DATASET CONTENT
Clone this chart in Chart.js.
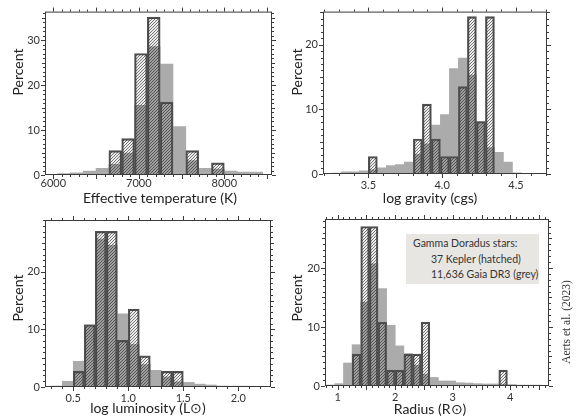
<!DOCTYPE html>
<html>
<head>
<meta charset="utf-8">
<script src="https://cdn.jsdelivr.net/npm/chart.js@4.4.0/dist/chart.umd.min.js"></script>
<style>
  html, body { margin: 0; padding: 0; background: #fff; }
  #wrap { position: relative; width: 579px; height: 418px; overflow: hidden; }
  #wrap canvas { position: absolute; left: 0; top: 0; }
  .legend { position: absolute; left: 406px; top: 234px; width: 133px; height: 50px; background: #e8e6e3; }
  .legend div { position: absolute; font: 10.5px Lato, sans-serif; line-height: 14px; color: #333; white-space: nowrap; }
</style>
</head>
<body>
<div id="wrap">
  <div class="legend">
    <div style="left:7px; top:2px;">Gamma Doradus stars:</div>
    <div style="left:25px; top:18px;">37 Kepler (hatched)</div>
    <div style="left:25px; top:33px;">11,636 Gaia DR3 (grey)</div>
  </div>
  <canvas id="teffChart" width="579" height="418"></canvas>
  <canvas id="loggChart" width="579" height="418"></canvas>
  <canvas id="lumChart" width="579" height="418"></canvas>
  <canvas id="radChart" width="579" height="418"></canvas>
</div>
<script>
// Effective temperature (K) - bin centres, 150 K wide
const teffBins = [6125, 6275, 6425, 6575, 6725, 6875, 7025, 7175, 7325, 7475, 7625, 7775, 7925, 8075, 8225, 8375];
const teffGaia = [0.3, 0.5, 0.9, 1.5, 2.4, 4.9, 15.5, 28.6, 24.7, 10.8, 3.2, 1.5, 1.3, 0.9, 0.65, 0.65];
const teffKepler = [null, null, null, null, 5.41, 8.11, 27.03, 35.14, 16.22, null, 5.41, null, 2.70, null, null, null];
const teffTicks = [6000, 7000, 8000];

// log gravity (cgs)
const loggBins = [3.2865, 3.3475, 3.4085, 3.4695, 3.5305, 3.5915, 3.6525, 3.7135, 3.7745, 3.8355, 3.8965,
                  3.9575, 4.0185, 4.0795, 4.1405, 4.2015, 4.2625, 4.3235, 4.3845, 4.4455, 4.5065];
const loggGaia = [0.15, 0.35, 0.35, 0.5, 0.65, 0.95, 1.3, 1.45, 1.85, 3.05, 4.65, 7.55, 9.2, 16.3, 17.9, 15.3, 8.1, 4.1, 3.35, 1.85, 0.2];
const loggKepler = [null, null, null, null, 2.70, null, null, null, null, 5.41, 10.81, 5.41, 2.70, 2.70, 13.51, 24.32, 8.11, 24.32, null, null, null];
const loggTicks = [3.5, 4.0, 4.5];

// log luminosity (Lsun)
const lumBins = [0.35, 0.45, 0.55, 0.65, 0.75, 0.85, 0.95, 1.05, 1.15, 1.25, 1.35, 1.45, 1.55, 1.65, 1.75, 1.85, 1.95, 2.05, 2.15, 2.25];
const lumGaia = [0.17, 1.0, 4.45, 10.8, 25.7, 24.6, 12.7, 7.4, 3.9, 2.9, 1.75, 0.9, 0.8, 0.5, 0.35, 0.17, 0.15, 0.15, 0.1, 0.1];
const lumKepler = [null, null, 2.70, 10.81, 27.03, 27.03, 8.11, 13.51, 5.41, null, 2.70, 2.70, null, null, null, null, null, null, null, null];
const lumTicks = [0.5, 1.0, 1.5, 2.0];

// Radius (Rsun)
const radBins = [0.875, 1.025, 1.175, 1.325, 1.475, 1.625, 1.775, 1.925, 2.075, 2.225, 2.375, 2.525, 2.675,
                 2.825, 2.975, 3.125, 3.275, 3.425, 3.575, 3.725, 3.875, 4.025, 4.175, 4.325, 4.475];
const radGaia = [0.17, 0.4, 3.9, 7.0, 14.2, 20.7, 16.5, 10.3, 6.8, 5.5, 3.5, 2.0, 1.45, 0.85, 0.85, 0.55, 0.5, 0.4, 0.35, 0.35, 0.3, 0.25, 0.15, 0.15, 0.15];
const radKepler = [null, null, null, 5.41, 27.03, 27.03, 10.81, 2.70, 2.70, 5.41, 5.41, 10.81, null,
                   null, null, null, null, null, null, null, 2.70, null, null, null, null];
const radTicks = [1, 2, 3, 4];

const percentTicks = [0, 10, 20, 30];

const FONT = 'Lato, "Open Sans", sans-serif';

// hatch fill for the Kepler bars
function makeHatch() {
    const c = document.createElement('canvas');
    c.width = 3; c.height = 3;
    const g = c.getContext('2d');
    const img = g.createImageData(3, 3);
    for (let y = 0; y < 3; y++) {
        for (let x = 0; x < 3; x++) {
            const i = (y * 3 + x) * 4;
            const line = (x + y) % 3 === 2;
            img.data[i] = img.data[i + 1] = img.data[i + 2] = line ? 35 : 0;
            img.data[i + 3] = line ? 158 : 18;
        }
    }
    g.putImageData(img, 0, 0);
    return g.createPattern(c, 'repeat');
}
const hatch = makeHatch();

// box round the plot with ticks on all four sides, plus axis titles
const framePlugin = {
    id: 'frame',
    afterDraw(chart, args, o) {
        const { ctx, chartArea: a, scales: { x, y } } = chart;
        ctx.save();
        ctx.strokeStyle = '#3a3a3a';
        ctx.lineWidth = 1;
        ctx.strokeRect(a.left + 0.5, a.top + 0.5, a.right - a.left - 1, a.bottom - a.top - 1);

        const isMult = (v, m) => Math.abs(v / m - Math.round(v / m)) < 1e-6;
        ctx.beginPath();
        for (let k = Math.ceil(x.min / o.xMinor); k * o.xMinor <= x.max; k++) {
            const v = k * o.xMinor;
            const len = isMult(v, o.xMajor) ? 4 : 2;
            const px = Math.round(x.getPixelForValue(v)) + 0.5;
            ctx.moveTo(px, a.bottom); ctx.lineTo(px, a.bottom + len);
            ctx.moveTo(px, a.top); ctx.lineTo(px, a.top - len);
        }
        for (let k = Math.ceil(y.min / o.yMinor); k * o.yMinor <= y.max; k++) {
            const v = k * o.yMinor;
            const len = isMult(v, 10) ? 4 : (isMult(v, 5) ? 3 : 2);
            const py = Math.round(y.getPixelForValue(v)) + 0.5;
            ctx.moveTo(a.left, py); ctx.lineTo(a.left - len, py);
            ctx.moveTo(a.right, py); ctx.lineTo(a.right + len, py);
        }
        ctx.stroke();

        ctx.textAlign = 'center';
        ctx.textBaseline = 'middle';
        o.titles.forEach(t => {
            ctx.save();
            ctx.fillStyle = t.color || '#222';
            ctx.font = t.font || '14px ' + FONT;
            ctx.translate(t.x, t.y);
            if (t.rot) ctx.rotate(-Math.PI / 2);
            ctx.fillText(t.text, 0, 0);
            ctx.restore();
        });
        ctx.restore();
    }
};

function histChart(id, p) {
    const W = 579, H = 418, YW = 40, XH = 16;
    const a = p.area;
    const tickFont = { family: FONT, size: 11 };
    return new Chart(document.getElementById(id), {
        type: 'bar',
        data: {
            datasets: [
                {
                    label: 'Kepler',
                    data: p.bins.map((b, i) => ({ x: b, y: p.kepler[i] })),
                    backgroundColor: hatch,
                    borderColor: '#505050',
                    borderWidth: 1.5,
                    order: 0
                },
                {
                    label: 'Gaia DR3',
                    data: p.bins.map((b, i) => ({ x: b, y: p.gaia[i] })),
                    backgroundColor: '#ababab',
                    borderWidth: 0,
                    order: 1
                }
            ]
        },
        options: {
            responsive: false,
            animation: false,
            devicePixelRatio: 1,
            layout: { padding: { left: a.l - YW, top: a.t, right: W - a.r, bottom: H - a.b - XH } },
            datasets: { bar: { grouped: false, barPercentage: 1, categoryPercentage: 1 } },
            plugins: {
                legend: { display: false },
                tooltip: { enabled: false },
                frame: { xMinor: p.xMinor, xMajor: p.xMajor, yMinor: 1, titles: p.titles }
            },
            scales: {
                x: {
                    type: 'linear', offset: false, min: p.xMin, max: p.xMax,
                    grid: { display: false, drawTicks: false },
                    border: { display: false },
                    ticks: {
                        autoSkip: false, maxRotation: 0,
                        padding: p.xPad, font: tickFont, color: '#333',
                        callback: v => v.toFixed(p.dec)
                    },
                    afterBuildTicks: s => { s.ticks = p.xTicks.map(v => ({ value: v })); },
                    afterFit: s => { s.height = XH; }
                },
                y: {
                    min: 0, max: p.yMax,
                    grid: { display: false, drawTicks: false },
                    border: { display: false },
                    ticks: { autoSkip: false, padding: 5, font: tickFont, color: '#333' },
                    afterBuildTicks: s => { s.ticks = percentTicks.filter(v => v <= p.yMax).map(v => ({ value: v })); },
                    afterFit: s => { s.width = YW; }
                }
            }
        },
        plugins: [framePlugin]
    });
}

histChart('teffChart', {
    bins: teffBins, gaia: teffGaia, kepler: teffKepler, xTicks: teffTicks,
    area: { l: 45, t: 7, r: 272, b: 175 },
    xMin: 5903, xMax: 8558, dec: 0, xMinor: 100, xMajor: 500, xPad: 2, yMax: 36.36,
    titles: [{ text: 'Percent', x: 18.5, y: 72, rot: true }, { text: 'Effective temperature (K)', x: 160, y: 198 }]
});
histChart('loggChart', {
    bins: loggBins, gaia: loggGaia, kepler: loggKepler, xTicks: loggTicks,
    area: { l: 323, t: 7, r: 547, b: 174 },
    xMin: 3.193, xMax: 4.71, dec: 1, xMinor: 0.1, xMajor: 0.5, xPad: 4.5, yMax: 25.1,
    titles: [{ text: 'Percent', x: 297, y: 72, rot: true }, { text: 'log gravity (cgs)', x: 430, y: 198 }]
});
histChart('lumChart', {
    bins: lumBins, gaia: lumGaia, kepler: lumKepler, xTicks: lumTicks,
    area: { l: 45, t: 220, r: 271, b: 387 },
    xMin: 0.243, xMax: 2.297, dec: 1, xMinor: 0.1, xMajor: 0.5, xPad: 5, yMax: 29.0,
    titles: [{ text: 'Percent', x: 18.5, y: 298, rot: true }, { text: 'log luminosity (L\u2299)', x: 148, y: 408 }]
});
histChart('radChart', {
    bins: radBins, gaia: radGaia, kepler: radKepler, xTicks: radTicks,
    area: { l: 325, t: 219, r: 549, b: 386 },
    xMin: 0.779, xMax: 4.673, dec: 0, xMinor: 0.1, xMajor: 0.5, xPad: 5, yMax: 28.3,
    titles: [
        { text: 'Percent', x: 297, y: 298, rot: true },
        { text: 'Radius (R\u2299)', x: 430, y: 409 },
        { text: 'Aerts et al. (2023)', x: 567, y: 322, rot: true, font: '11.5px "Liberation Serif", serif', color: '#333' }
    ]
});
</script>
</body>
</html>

GIVEN PROBLEM
Reproduce the material above from its first line through the line containing "const teffTicks = [6000, 7000, 8000];", both ends included, and skip every picture.

FINAL ANSWER
Clone this chart in Chart.js.
<!DOCTYPE html>
<html>
<head>
<meta charset="utf-8">
<script src="https://cdn.jsdelivr.net/npm/chart.js@4.4.0/dist/chart.umd.min.js"></script>
<style>
  html, body { margin: 0; padding: 0; background: #fff; }
  #wrap { position: relative; width: 579px; height: 418px; overflow: hidden; }
  #wrap canvas { position: absolute; left: 0; top: 0; }
  .legend { position: absolute; left: 406px; top: 234px; width: 133px; height: 50px; background: #e8e6e3; }
  .legend div { position: absolute; font: 10.5px Lato, sans-serif; line-height: 14px; color: #333; white-space: nowrap; }
</style>
</head>
<body>
<div id="wrap">
  <div class="legend">
    <div style="left:7px; top:2px;">Gamma Doradus stars:</div>
    <div style="left:25px; top:18px;">37 Kepler (hatched)</div>
    <div style="left:25px; top:33px;">11,636 Gaia DR3 (grey)</div>
  </div>
  <canvas id="teffChart" width="579" height="418"></canvas>
  <canvas id="loggChart" width="579" height="418"></canvas>
  <canvas id="lumChart" width="579" height="418"></canvas>
  <canvas id="radChart" width="579" height="418"></canvas>
</div>
<script>
// Effective temperature (K) - bin centres, 150 K wide
const teffBins = [6125, 6275, 6425, 6575, 6725, 6875, 7025, 7175, 7325, 7475, 7625, 7775, 7925, 8075, 8225, 8375];
const teffGaia = [0.3, 0.5, 0.9, 1.5, 2.4, 4.9, 15.5, 28.6, 24.7, 10.8, 3.2, 1.5, 1.3, 0.9, 0.65, 0.65];
const teffKepler = [null, null, null, null, 5.41, 8.11, 27.03, 35.14, 16.22, null, 5.41, null, 2.70, null, null, null];
const teffTicks = [6000, 7000, 8000];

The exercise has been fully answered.